*Exercise instructions*. Extract, exactly as written, each line from the start of the records below to the line containing "factor] (prop) at", both ends included; drop the pictures.

Saved data entries:
——
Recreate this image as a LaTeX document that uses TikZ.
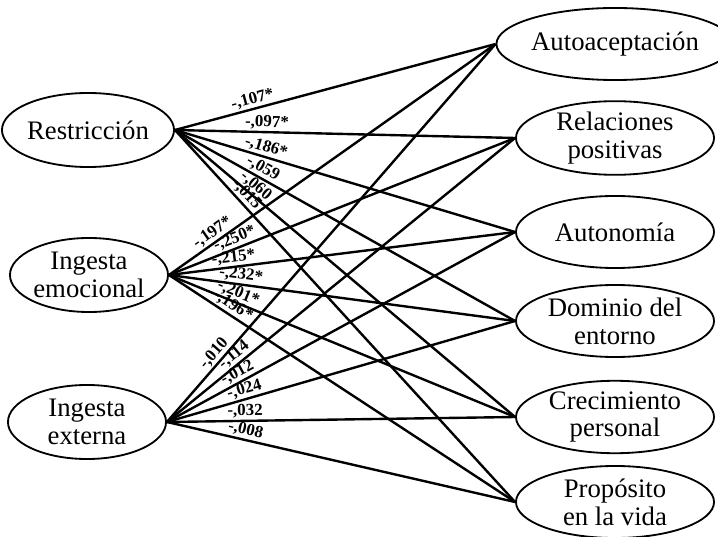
\documentclass[tikz,border=0pt]{standalone}
\usepackage{fontspec}
\setmainfont{Liberation Serif}
\usetikzlibrary{shapes.geometric}

\begin{document}
\begin{tikzpicture}
      [x=0.025cm, y=-0.025cm,
      factor/.style={draw, ellipse, line width=1.3pt, inner sep=0pt, align=center,
        font=\fontsize{19}{19.8}\selectfont},
      left factor/.style={factor, minimum width=3.95cm, minimum height=1.85cm},
      right factor/.style={factor, minimum width=4.95cm, minimum height=1.8cm},
      path line/.style={line width=1.7pt},
      coef/.style={sloped, above, inner sep=1pt, font=\fontsize{12}{13}\bfseries}
      ]
      \useasboundingbox (0,0) rectangle (718,537);

      % predictors
      \node[left factor] (restr) at (88,130) {Restricción};
      \node[left factor] (emoc) at (89,275) {Ingesta\\emocional};
      \node[left factor] (ext) at (87,422) {Ingesta\\externa};

      % well-being dimensions
      \node[right factor] (auto) at (615,44) {Autoaceptación};
      \node[right factor] (rel) at (615,138) {Relaciones\\positivas};
      \node[right factor] (auton) at (615,232) {Autonomía};
      \node[right factor] (dom) at (615,321) {Dominio del\\entorno};
      \node[right factor] (crec) at (615,417) {Crecimiento\\personal};
      \node[right factor] (prop) at (615,502) {Propósito\\en la vida};

      % Restriccion
      \draw[path line] (restr.east) -- node[coef, pos=.25] {-,107*} (auto.west);
      \draw[path line] (restr.east) -- node[coef, pos=.27] {-,097*} (rel.west);
      \draw[path line] (restr.east) -- node[coef, pos=.26] {-,186*} (auton.west);
      \draw[path line] (restr.east) -- node[coef, pos=.245] {-,059} (dom.west);
      \draw[path line] (restr.east) -- node[coef, pos=.22] {-,060} (crec.west);
      \draw[path line] (restr.east) -- node[coef, pos=.19] {-,015} (prop.west);

      % Ingesta emocional
      \draw[path line] (emoc.east) -- node[coef, pos=.15] {-,197*} (auto.west);
      \draw[path line] (emoc.east) -- node[coef, pos=.2] {-,250*} (rel.west);
      \draw[path line] (emoc.east) -- node[coef, pos=.19] {-,215*} (auton.west);
      \draw[path line] (emoc.east) -- node[coef, pos=.205] {-,232*} (dom.west);
      \draw[path line] (emoc.east) -- node[coef, pos=.19] {-,201*} (crec.west);
      \draw[path line] (emoc.east) -- node[coef, pos=.17] {-,196*} (prop.west);

      % Ingesta externa
      \draw[path line] (ext.east) -- node[coef, pos=.165] {-,010} (auto.west);
      \draw[path line] (ext.east) -- node[coef, pos=.21] {-,114} (rel.west);
      \draw[path line] (ext.east) -- node[coef, pos=.215] {-,012} (auton.west);
      \draw[path line] (ext.east) -- node[coef, pos=.23] {-,024} (dom.west);
      \draw[path line] (ext.east) -- node[coef, pos=.225] {-,032} (crec.west);
      \draw[path line] (ext.east) -- node[coef, pos=.22] {-,008} (prop.west);
\end{tikzpicture}
\end{document}
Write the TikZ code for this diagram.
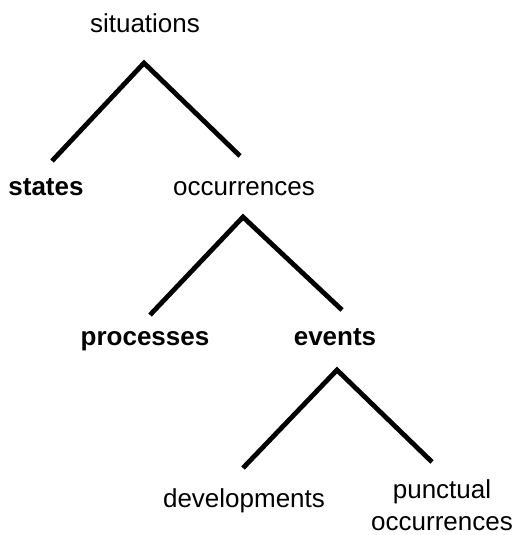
\documentclass[tikz,border=0pt]{standalone}
\usepackage{fontspec}
\setmainfont{Liberation Sans}
\usepackage{tikz}
\usetikzlibrary{calc}
\tikzset{
  label/.style={inner sep=0pt, anchor=base, font=\fontsize{13}{16}\selectfont},
  boldlabel/.style={label, font=\fontsize{13}{16}\selectfont\bfseries},
  branchline/.style={line width=2.4pt, line join=miter}
}
\newcommand{\fork}[3]{ \draw[branchline] (#2) -- (#1) -- (#3);}

\begin{document}
\begin{tikzpicture}[x=0.5pt,y=-0.5pt]
        \useasboundingbox (0,0) rectangle (515,535);

        % labels
        \node[label] (situations) at (145,33) {situations};
        \node[boldlabel] (states) at (46,195) {states};
        \node[label] (occurrences) at (244,195) {occurrences};
        \node[boldlabel] (processes) at (145,345) {processes};
        \node[boldlabel] (events) at (335,345) {events};
        \node[label] (developments) at (244,507) {developments};
        \node[label, align=center] (punctual) at (442,530) {punctual\\occurrences};

        % branch points
        \coordinate (top1) at (144,63);
        \coordinate (left1) at (52,161);
        \coordinate (right1) at (240,156);
        \coordinate (top2) at (243,217);
        \coordinate (left2) at (150,315);
        \coordinate (right2) at (342,310);
        \coordinate (top3) at (337,370);
        \coordinate (left3) at (243,468);
        \coordinate (right3) at (432,462);

        % branches
        \fork{top1}{left1}{right1}
        \fork{top2}{left2}{right2}
        \fork{top3}{left3}{right3}
\end{tikzpicture}
\end{document}
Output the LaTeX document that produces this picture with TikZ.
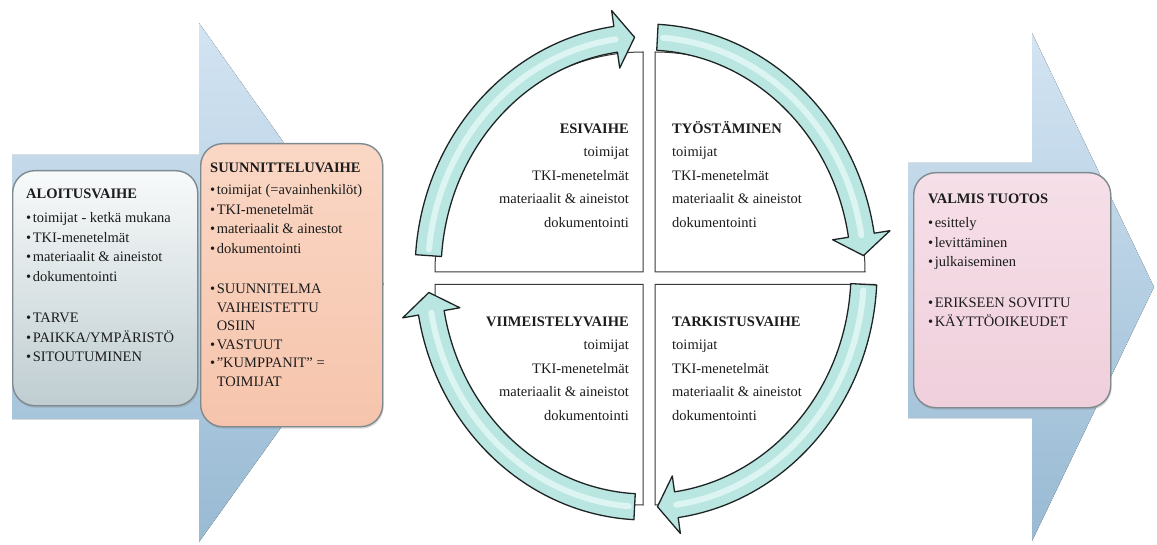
\documentclass[tikz,border=0pt]{standalone}
\usepackage{fontspec}
\setmainfont{Liberation Serif}
\usepackage{tikz}
\usetikzlibrary{shadows}

\definecolor{arrowtop}{HTML}{D3E4F2}
\definecolor{arrowbot}{HTML}{98BAD3}
\definecolor{boxline}{HTML}{7E8A8E}
\definecolor{alotop}{HTML}{F8FAFA}
\definecolor{alobot}{HTML}{BFCDD1}
\definecolor{suutop}{HTML}{FAD7C5}
\definecolor{suubot}{HTML}{F6C4AC}
\definecolor{valtop}{HTML}{F6DFE8}
\definecolor{valbot}{HTML}{EFCFDB}
\definecolor{cycfill}{HTML}{B9E6E1}
\definecolor{cyclight}{HTML}{DDF5F2}
\definecolor{cycline}{HTML}{1E2424}
\definecolor{quadline}{HTML}{3A3A3A}
\definecolor{textcol}{HTML}{1C1C1C}

\newcommand{\itemdot}{\textbullet\hspace{1.5pt}}
\newcommand{\itemgap}{\hphantom{\itemdot}}
\newcommand{\lineprop}{\rule{0pt}{13pt}}
% circular arrow: #1 tail angle, #2 tip angle (clockwise)
\newcommand{\cycarrow}[2]{%
  \pgfmathsetmacro{\hb}{#2+5}%
  \pgfmathsetmacro{\ta}{#1-1.5}%
  \draw[cyc] (#1:231 and 248) arc[start angle=#1, end angle=\hb, x radius=231pt, y radius=248pt]
    -- (\hb:247 and 264) -- (#2:218 and 235) -- (\hb:189 and 206)
    -- (\hb:205 and 222) arc[start angle=\hb, end angle=#1, x radius=205pt, y radius=222pt] -- cycle;
  \draw[cychl] (\ta:218 and 235) arc[start angle=\ta, end angle=\hb, x radius=218pt, y radius=235pt];}

\begin{document}
\begin{tikzpicture}[x=1pt,y=1pt]
  \tikzstyle{bigarrow} = [draw=none, top color=arrowtop, bottom color=arrowbot]
  \tikzstyle{phase} = [rounded corners=22pt, draw=boxline, line width=1.4pt, anchor=north west, drop shadow={shadow xshift=1pt, shadow yshift=-2pt, opacity=0.3}]
  \tikzstyle{txt} = [inner sep=0pt, align=left, anchor=north west, text=textcol, font=\fontsize{14.5}{19.5}\selectfont]
  \tikzstyle{qtxt} = [inner sep=0pt, text=textcol, font=\fontsize{14.5}{23.5}\selectfont]
  \tikzstyle{quad} = [draw=quadline, fill=white, line width=1pt]
  \tikzstyle{cyc} = [draw=cycline, fill=cycfill, line width=1.3pt, line join=round]
  \tikzstyle{cychl} = [draw=cyclight, line width=6pt, line cap=round]
  \useasboundingbox (0,0) rectangle (1157,-545);

  % big background arrows
  \fill[bigarrow] (12,-155) -- (199,-155) -- (199,-23) -- (384,-284) -- (199,-542) -- (199,-419) -- (12,-419) -- cycle;
  \fill[bigarrow] (908,-163) -- (1032,-163) -- (1032,-33) -- (1154,-287) -- (1032,-541) -- (1032,-418) -- (908,-418) -- cycle;

  % phase boxes
  \node[phase, top color=alotop, bottom color=alobot, minimum width=185, minimum height=235] (alo) at (12,-170) {};
  \node[phase, top color=suutop, bottom color=suubot, minimum width=182, minimum height=283] (suu) at (200,-143) {};
  \node[phase, top color=valtop, bottom color=valbot, minimum width=197, minimum height=235] (val) at (913,-172) {};

  \node[txt] (alotext) at (26,-185) {\lineprop\textbf{ALOITUSVAIHE}\\[5pt]
    \itemdot toimijat - ketkä mukana\\
    \itemdot TKI-menetelmät\\
    \itemdot materiaalit \& aineistot\\
    \itemdot dokumentointi\\[22pt]
    \itemdot TARVE\\
    \itemdot PAIKKA/YMPÄRISTÖ\\
    \itemdot SITOUTUMINEN};
  \node[txt] (suutext) at (210,-159) {\lineprop\textbf{SUUNNITTELUVAIHE}\\[3pt]
    \itemdot toimijat (=avainhenkilöt)\\
    \itemdot TKI-menetelmät\\
    \itemdot materiaalit \& ainestot\\
    \itemdot dokumentointi\\[21pt]
    \itemdot SUUNNITELMA\\[-1pt]
    \itemgap VAIHEISTETTU\\[-1pt]
    \itemgap OSIIN\\[-1pt]
    \itemdot VASTUUT\\[-1pt]
    \itemdot "KUMPPANIT" =\\[-1pt]
    \itemgap TOIMIJAT};
  \node[txt] (valtext) at (928,-190) {\lineprop\textbf{VALMIS TUOTOS}\\[5pt]
    \itemdot esittely\\
    \itemdot levittäminen\\
    \itemdot julkaiseminen\\[21pt]
    \itemdot ERIKSEEN SOVITTU\\
    \itemdot KÄYTTÖOIKEUDET};

  % cycle quadrants
  \begin{scope}[shift={(649,-278)}]
    \draw[quad] (-6,6) -- (-214,6) arc[start angle=180, end angle=90, x radius=208pt, y radius=220pt] -- cycle;
    \draw[quad] (6,6) -- (6,226) arc[start angle=90, end angle=0, x radius=210pt, y radius=220pt] -- cycle;
    \draw[quad] (6,-6.5) -- (226,-6.5) arc[start angle=0, end angle=-90, x radius=220pt, y radius=220.5pt] -- cycle;
    \draw[quad] (-6,-6.5) -- (-6,-227) arc[start angle=270, end angle=180, x radius=208pt, y radius=220.5pt] -- cycle;
  \end{scope}
  \begin{scope}[shift={(646,-272)}]
    \cycarrow{176}{93}
    \cycarrow{87}{4}
    \cycarrow{-3}{-87}
    \cycarrow{267}{185}
  \end{scope}

  \node[qtxt, anchor=north east, align=right] (esi) at (629,-120) {\lineprop\textbf{ESIVAIHE}\\
    toimijat\\ TKI-menetelmät\\ materiaalit \& aineistot\\ dokumentointi};
  \node[qtxt, anchor=north west, align=left] (tyo) at (672,-120) {\lineprop\textbf{TYÖSTÄMINEN}\\
    toimijat\\ TKI-menetelmät\\ materiaalit \& aineistot\\ dokumentointi};
  \node[qtxt, anchor=north east, align=right] (vii) at (629,-313) {\lineprop\textbf{VIIMEISTELYVAIHE}\\
    toimijat\\ TKI-menetelmät\\ materiaalit \& aineistot\\ dokumentointi};
  \node[qtxt, anchor=north west, align=left] (tar) at (672,-313) {\lineprop\textbf{TARKISTUSVAIHE}\\
    toimijat\\ TKI-menetelmät\\ materiaalit \& aineistot\\ dokumentointi};
\end{tikzpicture}
\end{document}
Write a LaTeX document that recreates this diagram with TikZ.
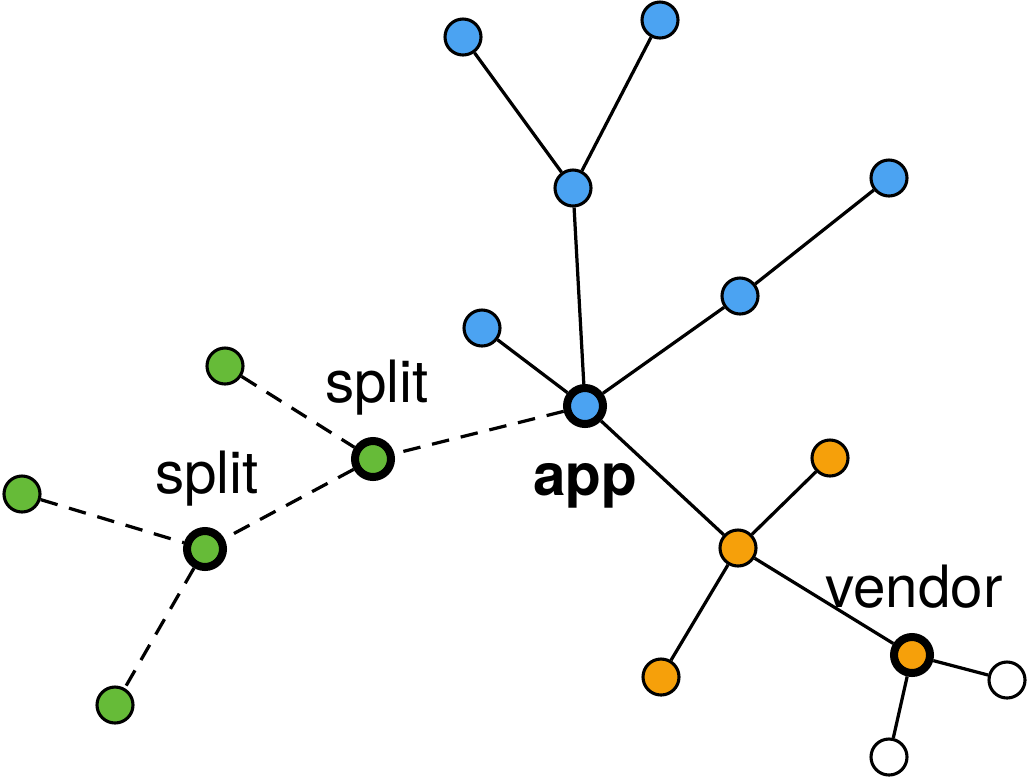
\documentclass[tikz,border=0pt]{standalone}
\usepackage{fontspec}
\setmainfont{TeX Gyre Heros}
\usepackage{xcolor}
\usepackage{tikz}
\usetikzlibrary{positioning}
\definecolor{appblue}{RGB}{75,163,242}
\definecolor{splitgreen}{RGB}{102,187,56}
\definecolor{vendororange}{RGB}{246,160,10}

\begin{document}
\begin{tikzpicture}[x=0.025cm, y=-0.025cm,
  pkg/.style={circle, draw=black, line width=2.2pt, minimum size=25.6pt, inner sep=0pt},
  rootpkg/.style={pkg, line width=5.7pt},
  dep/.style={line width=2.3pt},
  weakdep/.style={dep, dash pattern=on 12.5pt off 8.5pt},
  lbl/.style={font=\fontsize{41.5}{48}\selectfont}]
\useasboundingbox (0,0) rectangle (1029,779);

% app tree
\node (app) [rootpkg, fill=appblue] at (585,406) {};
\node (b1) [pkg, fill=appblue] at (463,37) {};
\node (b2) [pkg, fill=appblue] at (660,20) {};
\node (b3) [pkg, fill=appblue] at (573,188) {};
\node (b4) [pkg, fill=appblue] at (889,178) {};
\node (b5) [pkg, fill=appblue] at (740,296) {};
\node (b6) [pkg, fill=appblue] at (482,328) {};

% split packages
\node (split1) [rootpkg, fill=splitgreen] at (373,459) {};
\node (split2) [rootpkg, fill=splitgreen] at (205,549) {};
\node (g1) [pkg, fill=splitgreen] at (225,366) {};
\node (g2) [pkg, fill=splitgreen] at (22,494) {};
\node (g3) [pkg, fill=splitgreen] at (115,705) {};

% vendor
\node (o1) [pkg, fill=vendororange] at (830,458) {};
\node (o2) [pkg, fill=vendororange] at (738,548) {};
\node (o3) [pkg, fill=vendororange] at (661,677) {};
\node (vendor) [rootpkg, fill=vendororange] at (912,655) {};
\node (w1) [pkg, fill=white] at (1007,680) {};
\node (w2) [pkg, fill=white] at (889,757) {};

% labels
\node (appl) [lbl, font=\fontsize{41.5}{48}\selectfont\bfseries] at (585,486) {app};
\node (split1l) [lbl] at (377,388) {split};
\node (split2l) [lbl] at (207,479) {split};
\node (vendorl) [lbl] at (914,587) {vendor};

\draw[dep] (b1) -- (b3);
\draw[dep] (b2) -- (b3);
\draw[dep] (b3) -- (app);
\draw[dep] (b4) -- (b5);
\draw[dep] (b5) -- (app);
\draw[dep] (b6) -- (app);
\draw[dep] (app) -- (o2);
\draw[dep] (o1) -- (o2);
\draw[dep] (o2) -- (o3);
\draw[dep] (o2) -- (vendor);
\draw[dep] (vendor) -- (w1);
\draw[dep] (vendor) -- (w2);

\draw[weakdep] (app) -- (split1);
\draw[weakdep] (g1) -- (split1);
\draw[weakdep] (split1) -- (split2);
\draw[weakdep] (g2) -- (split2);
\draw[weakdep] (split2) -- (g3);
\end{tikzpicture}
\end{document}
——
*Written solution*.
Recreate this image as a LaTeX document that uses TikZ.
\documentclass[tikz,border=0pt]{standalone}
\usepackage{fontspec}
\setmainfont{Liberation Serif}
\usetikzlibrary{shapes.geometric}

\begin{document}
\begin{tikzpicture}
      [x=0.025cm, y=-0.025cm,
      factor/.style={draw, ellipse, line width=1.3pt, inner sep=0pt, align=center,
        font=\fontsize{19}{19.8}\selectfont},
      left factor/.style={factor, minimum width=3.95cm, minimum height=1.85cm},
      right factor/.style={factor, minimum width=4.95cm, minimum height=1.8cm},
      path line/.style={line width=1.7pt},
      coef/.style={sloped, above, inner sep=1pt, font=\fontsize{12}{13}\bfseries}
      ]
      \useasboundingbox (0,0) rectangle (718,537);

      % predictors
      \node[left factor] (restr) at (88,130) {Restricción};
      \node[left factor] (emoc) at (89,275) {Ingesta\\emocional};
      \node[left factor] (ext) at (87,422) {Ingesta\\externa};

      % well-being dimensions
      \node[right factor] (auto) at (615,44) {Autoaceptación};
      \node[right factor] (rel) at (615,138) {Relaciones\\positivas};
      \node[right factor] (auton) at (615,232) {Autonomía};
      \node[right factor] (dom) at (615,321) {Dominio del\\entorno};
      \node[right factor] (crec) at (615,417) {Crecimiento\\personal};
      \node[right factor] (prop) at (615,502) {Propósito\\en la vida};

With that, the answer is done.